Gelecekte, hatta yarın böyle bir şey pekala mümkün. Ne var ki, gelecek bir yana, tüm bir geçmiş böyle değil mi? "Seçici" biçimde kendi hikayelerimizi nasıl yazıyor, ne kadar hatırlıyor, ne biçimde anlatıyoruz... Hele hele durmadan kendini anlatanlar. Bir an düşünün: Ne çok yalan, ne çok gizleme, ne çok silinmiş an. Sevdiklerimizi, değer verdiklerimizi, taptıklarımızı nelerle hatırlayıp nelerle yücelttiğimizi... Nasıl kurgulardan geçip gönlümüze, aklımıza yerleştiklerini ve orada da hangi kurgularla ebedileştiklerini bir düşünün. Sonra, dilerseniz, tüm bir tarih yazımına, tarihin "kurgulanmış" kayıtlarına ve hafızasına, kuşaklardan kuşaklara hangi biçimde aktarıldığına bakın. Bütün ulusların, bütün devletlerin, bütün dinlerin, "kurgucular" elinden çıkmış büyük anlatıları, "kurgucular" tarafından silinmek istenmiş kara ve kaba defterleri yok mu? Etnik, dini, milli intikam, nefret, hesaplaşma ateşleri, birinin unuttuğunu ötekinin şiddetle hatırlama arzusundan ve tam tersinden de kaynaklanmıyor mu? Gururlar, kurgulanmış destanlar üstüne inşa edilmiyor mu?

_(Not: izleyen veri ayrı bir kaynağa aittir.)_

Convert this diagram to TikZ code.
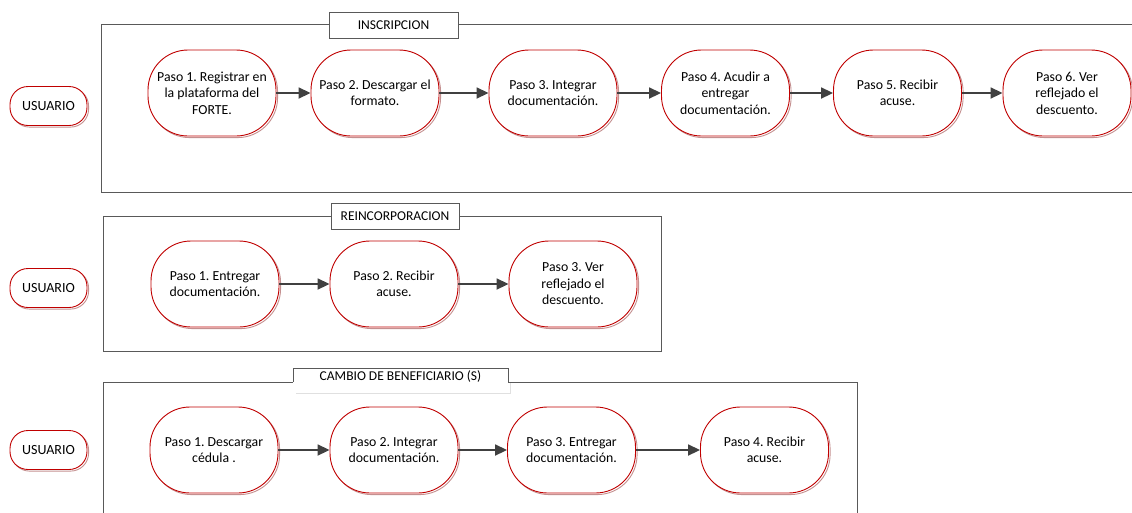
\documentclass[tikz,border=0pt]{standalone}
\usepackage{fontspec}
\setmainfont{Carlito}
\frenchspacing
\usetikzlibrary{arrows.meta,shadows}
\definecolor{nred}{HTML}{C00000}
\definecolor{frame}{HTML}{595959}
\definecolor{arr}{HTML}{404040}
\tikzset{
  stepbox/.style={draw=nred, line width=0.9pt, fill=white, rounded corners=40pt,
    minimum width=128pt, minimum height=86pt, align=center,
    font=\fontsize{13.8}{16.5}\selectfont, inner sep=2pt,
    drop shadow={shadow xshift=1.6pt, shadow yshift=-1.6pt, fill=none, draw=nred!45!gray!60, line width=0.9pt, opacity=1}},
  userbox/.style={draw=nred, line width=0.9pt, fill=white, rounded corners=18pt,
    minimum width=77pt, minimum height=39pt, font=\fontsize{14}{16}\selectfont, inner sep=1pt,
    drop shadow={shadow xshift=1.6pt, shadow yshift=-1.6pt, fill=none, draw=nred!45!gray!60, line width=0.9pt, opacity=1}},
  framebox/.style={draw=frame, line width=1pt},
  titlebox/.style={draw=frame, line width=1pt, fill=white, font=\fontsize{13.5}{15}\selectfont, inner sep=0pt},
  flow/.style={draw=arr, line width=1.8pt, -{Triangle[length=12pt,width=11pt]}},
}
\begin{document}
\begin{tikzpicture}[x=1pt,y=-1pt]
\useasboundingbox (0,0) rectangle (1132,512);
% ---------- Section 1 ----------
\draw[framebox] (1140,24) -- (101,24) -- (101,192) -- (1140,192);
\node[titlebox, minimum width=129pt, minimum height=26pt] (t1) at (393.5,25) {\raisebox{-2pt}{INSCRIPCION}};
\node[userbox] (u1) at (48.5,106) {USUARIO};
\node[stepbox] (a1) at (212,93) {Paso 1. Registrar en\\la plataforma del\\FORTE.};
\node[stepbox] (a2) at (375,93) {Paso 2. Descargar el\\formato.};
\node[stepbox] (a3) at (553,93) {Paso 3. Integrar\\documentación.};
\node[stepbox] (a4) at (725.5,93) {Paso 4. Acudir a\\entregar\\documentación.};
\node[stepbox] (a5) at (897.5,93) {Paso 5. Recibir\\acuse.};
\node[stepbox] (a6) at (1067,93) {Paso 6. Ver\\reflejado el\\descuento.};
\draw[flow] (a1) -- (a2);
\draw[flow] (a2) -- (a3);
\draw[flow] (a3) -- (a4);
\draw[flow] (a4) -- (a5);
\draw[flow] (a5) -- (a6);
% ---------- Section 2 ----------
\draw[framebox] (103,216) rectangle (661,351);
\node[titlebox, minimum width=128pt, minimum height=26pt] (t2) at (395,216) {\raisebox{-2pt}{REINCORPORACION}};
\node[userbox] (u2) at (48.5,288) {USUARIO};
\node[stepbox] (b1) at (215,284) {Paso 1. Entregar\\documentación.};
\node[stepbox] (b2) at (394,284) {Paso 2. Recibir\\acuse.};
\node[stepbox] (b3) at (573,284) {Paso 3. Ver\\reflejado el\\descuento.};
\draw[flow] (b1) -- (b2);
\draw[flow] (b2) -- (b3);
% ---------- Section 3 ----------
\draw[framebox] (103,520) -- (103,382) -- (857,382) -- (857,520);
\fill[white] (293,368) rectangle (508,392);
\draw[black!12, line width=1pt] (296,393) -- (510,393) -- (510,383);
\draw[frame, line width=1pt] (293,382) -- (293,368) -- (508,368) -- (508,382);
\node[font=\fontsize{13.5}{15}\selectfont] (t3) at (400.5,376) {CAMBIO DE BENEFICIARIO (S)};
\node[userbox] (u3) at (48.5,450) {USUARIO};
\node[stepbox] (c1) at (214,450) {Paso 1. Descargar\\cédula .};
\node[stepbox] (c2) at (394,450) {Paso 2. Integrar\\documentación.};
\node[stepbox] (c3) at (571.5,450) {Paso 3. Entregar\\documentación.};
\node[stepbox] (c4) at (764.5,450) {Paso 4. Recibir\\acuse.};
\draw[flow] (c1) -- (c2);
\draw[flow] (c2) -- (c3);
\draw[flow] (c3) -- (c4);
\end{tikzpicture}
\end{document}
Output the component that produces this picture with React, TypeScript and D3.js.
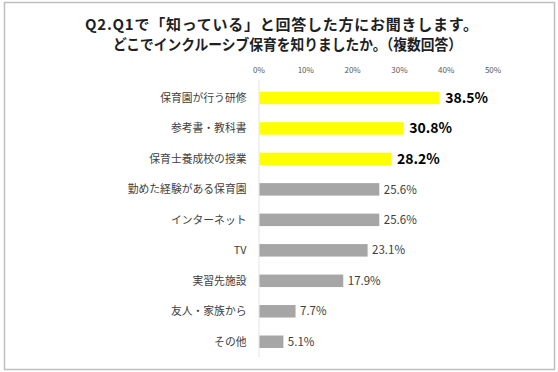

Günün, güncelin, gündelik olanın kaydını tutan bizim meslek de... Anında kurgulayarak, anında silerek yahut yücelterek, zaten her gün bu işi yapıyor. Yani, filmin hiçbir "orijinal" fikri yok aslında. Sadece, haliniz, niyetiniz filan varsa, kendinizle yüzleşmeye, hayatınızın perdelerini aralamaya bir davet daha, o kadar. İcabet mecburiyetiniz de yok tabii ki!